◆ Directions for this task ◆
Draw out every line with the word "that" from the listing below.
============
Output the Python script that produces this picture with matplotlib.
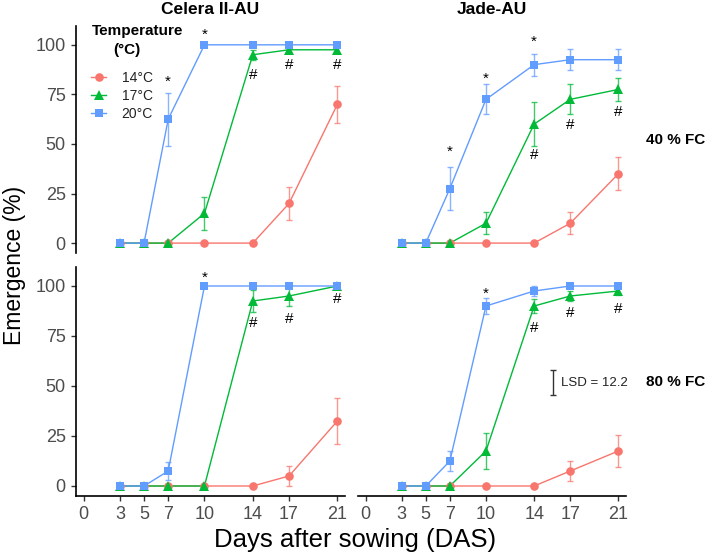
import matplotlib
matplotlib.use("Agg")
import matplotlib.pyplot as plt
from matplotlib.lines import Line2D

plt.rcParams['font.family'] = ['Liberation Sans', 'DejaVu Sans']

days = [3, 5, 7, 10, 14, 17, 21]
temps = ["14°C", "17°C", "20°C"]
colors = {"14°C": "#F8766D", "17°C": "#00BA38", "20°C": "#619CFF"}
markers = {"14°C": "o", "17°C": "^", "20°C": "s"}

# Celera II-AU, 40 % FC
cel40_mean = {"14°C": [0, 0, 0, 0, 0, 20, 70],
              "17°C": [0, 0, 0, 15, 95, 97.5, 97.5],
              "20°C": [0, 0, 62.5, 100, 100, 100, 100]}
cel40_se = {"14°C": [0, 0, 0, 0, 0, 8.4, 9.2],
            "17°C": [0, 0, 0, 8.2, 2.5, 1.5, 1.5],
            "20°C": [0, 0, 13.3, 0, 0, 0, 0]}
# Jade-AU, 40 % FC
jade40_mean = {"14°C": [0, 0, 0, 0, 0, 10, 35],
               "17°C": [0, 0, 0, 10, 60, 72.5, 77.5],
               "20°C": [0, 0, 27.5, 72.5, 90, 92.5, 92.5]}
jade40_se = {"14°C": [0, 0, 0, 0, 0, 5.5, 8.4],
             "17°C": [0, 0, 0, 5.5, 11.2, 7.6, 5.9],
             "20°C": [0, 0, 10.7, 7.6, 5.5, 5.4, 5.4]}
# Celera II-AU, 80 % FC
cel80_mean = {"14°C": [0, 0, 0, 0, 0, 5, 32.5],
              "17°C": [0, 0, 0, 0, 92.5, 95, 100],
              "20°C": [0, 0, 7.5, 100, 100, 100, 100]}
cel80_se = {"14°C": [0, 0, 0, 0, 0, 5, 11.4],
            "17°C": [0, 0, 0, 0, 5.6, 5, 1],
            "20°C": [0, 0, 4.6, 0, 0, 0, 0]}
# Jade-AU, 80 % FC
jade80_mean = {"14°C": [0, 0, 0, 0, 0, 7.5, 17.5],
               "17°C": [0, 0, 0, 17.5, 90, 95, 97.5],
               "20°C": [0, 0, 12.5, 90, 97.5, 100, 100]}
jade80_se = {"14°C": [0, 0, 0, 0, 0, 5.2, 8],
             "17°C": [0, 0, 0, 8.9, 3.3, 2.5, 2],
             "20°C": [0, 0, 5.2, 3.9, 2.5, 1, 1]}

# annotations: (day, y, symbol)
cel40_marks = [(7, 81.5, "*"), (10, 105, "*"), (14, 84.8, "#"), (17, 90, "#"), (21, 90, "#")]
jade40_marks = [(7, 46, "*"), (10, 83, "*"), (14, 101.7, "*"), (14, 44.4, "#"), (17, 59.6, "#"), (21, 66.3, "#")]
cel80_marks = [(10, 104, "*"), (14, 81.7, "#"), (17, 83.7, "#"), (21, 93.7, "#")]
jade80_marks = [(10, 95.9, "*"), (14, 79, "#"), (17, 86.7, "#"), (21, 88.7, "#")]

lsd_value = 12.2
x_ticks = [0, 3, 5, 7, 10, 14, 17, 21]
y_ticks = [0, 25, 50, 75, 100]
varieties = ["Celera II-AU", "Jade-AU"]
moisture = ["40 % FC", "80 % FC"]

W, H = 708, 558
fig = plt.figure(figsize=(W / 100, H / 100), dpi=100)


def px_axes(x0, y0, x1, y1):
    return fig.add_axes([x0 / W, 1 - y1 / H, (x1 - x0) / W, (y1 - y0) / H])


panels = {
    (0, 0): (px_axes(76, 26, 345, 253), cel40_mean, cel40_se, cel40_marks),
    (0, 1): (px_axes(358, 26, 626, 253), jade40_mean, jade40_se, jade40_marks),
    (1, 0): (px_axes(76, 267, 345, 496), cel80_mean, cel80_se, cel80_marks),
    (1, 1): (px_axes(358, 267, 626, 496), jade80_mean, jade80_se, jade80_marks),
}

for (r, c), (ax, mean, se, marks) in panels.items():
    ax.set_xlim(-0.63, 21.63)
    ax.set_ylim(-5, 109.5)
    for s in ax.spines.values():
        s.set_visible(False)
    ax.set_xticks(x_ticks)
    ax.set_yticks(y_ticks)
    ax.tick_params(axis='both', colors='#333333', length=3.8, width=1.0,
                   labelcolor='#4D4D4D', labelsize=13)
    if c == 0:
        ax.spines['left'].set_visible(True)
        ax.spines['left'].set_linewidth(1.2)
    else:
        ax.tick_params(axis='y', left=False, labelleft=False)
    if r == 1:
        ax.spines['bottom'].set_visible(True)
        ax.spines['bottom'].set_linewidth(1.2)
    else:
        ax.tick_params(axis='x', bottom=False, labelbottom=False)
    for t in temps:
        ax.plot(days, mean[t], color=colors[t], lw=1.0, zorder=2)
    for t in temps:
        ax.errorbar(days, mean[t], yerr=se[t], fmt='none', ecolor=colors[t],
                    elinewidth=1.0, capsize=2.2, capthick=1.0, alpha=0.75, zorder=3)
    for t in temps:
        ms = 7.5 if t == "17°C" else 6.2
        ax.plot(days, mean[t], linestyle='none', marker=markers[t], color=colors[t],
                markersize=ms, markeredgewidth=0, zorder=4)
    for d, y, sym in marks:
        ax.text(d, y, sym, ha='center', va='center', fontsize=11, color='black', zorder=5)

# LSD bar in bottom-right panel
axbr = panels[(1, 1)][0]
axbr.errorbar([15.6], [51.7], yerr=[lsd_value / 2], fmt='none', ecolor='#333333',
              elinewidth=1.0, capsize=2.2, capthick=1.0)
axbr.text(16.2, 51.7, f"LSD = {lsd_value}", ha='left', va='center', fontsize=9.5, color='#222222')

# Legend in top-left panel
axtl = panels[(0, 0)][0]
handles = [Line2D([0], [0], color=colors[t], marker=markers[t], lw=1.0,
                  markersize=(7.5 if t == "17°C" else 6.2), markeredgewidth=0) for t in temps]
leg = axtl.legend(handles, temps, loc='upper left',
                  bbox_to_anchor=(91 / W, 1 - 71 / H), bbox_transform=fig.transFigure,
                  frameon=False, fontsize=10, handlelength=1.1, handletextpad=1.1,
                  labelspacing=0.3, borderpad=0, borderaxespad=0)
for txt in leg.get_texts():
    txt.set_color('#222222')
fig.text(92 / W, 1 - 31.5 / H, "Temperature", ha='left', va='center', fontsize=11, fontweight='bold')
fig.text(113 / W, 1 - 50 / H, "(°C)", ha='left', va='center', fontsize=11, fontweight='bold')

# Facet labels
fig.text(210.5 / W, 1 - 10 / H, varieties[0], ha='center', va='center', fontsize=12.5, fontweight='bold')
fig.text(492 / W, 1 - 10 / H, varieties[1], ha='center', va='center', fontsize=12.5, fontweight='bold')
fig.text(676 / W, 1 - 139.5 / H, moisture[0], ha='center', va='center', fontsize=11, fontweight='bold')
fig.text(676 / W, 1 - 381.5 / H, moisture[1], ha='center', va='center', fontsize=11, fontweight='bold')

fig.text(15 / W, 1 - 265 / H, "Emergence (%)", rotation=90, ha='center', va='center', fontsize=16.5)
fig.text(355 / W, 1 - 540 / H, "Days after sowing (DAS)", ha='center', va='center', fontsize=18.5)

fig.savefig("out.png", dpi=100)
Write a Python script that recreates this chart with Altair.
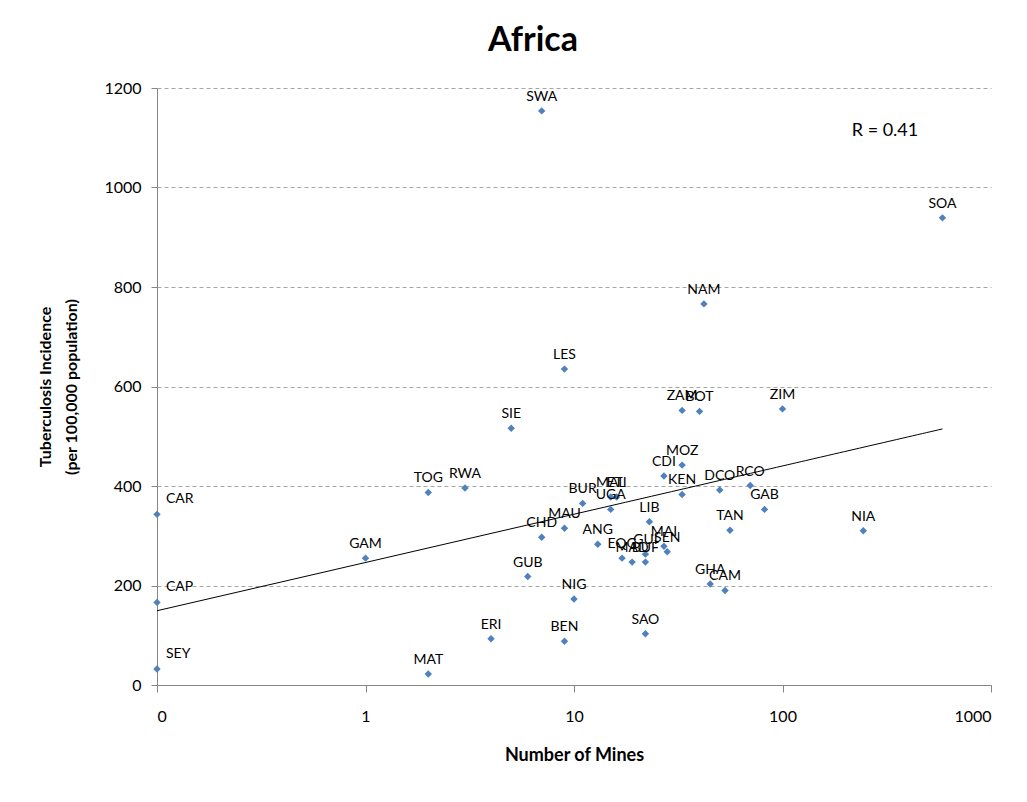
============
◆ Written reply ◆
Output the Python script that produces this picture with matplotlib.
Write a Python script that recreates this chart with Altair.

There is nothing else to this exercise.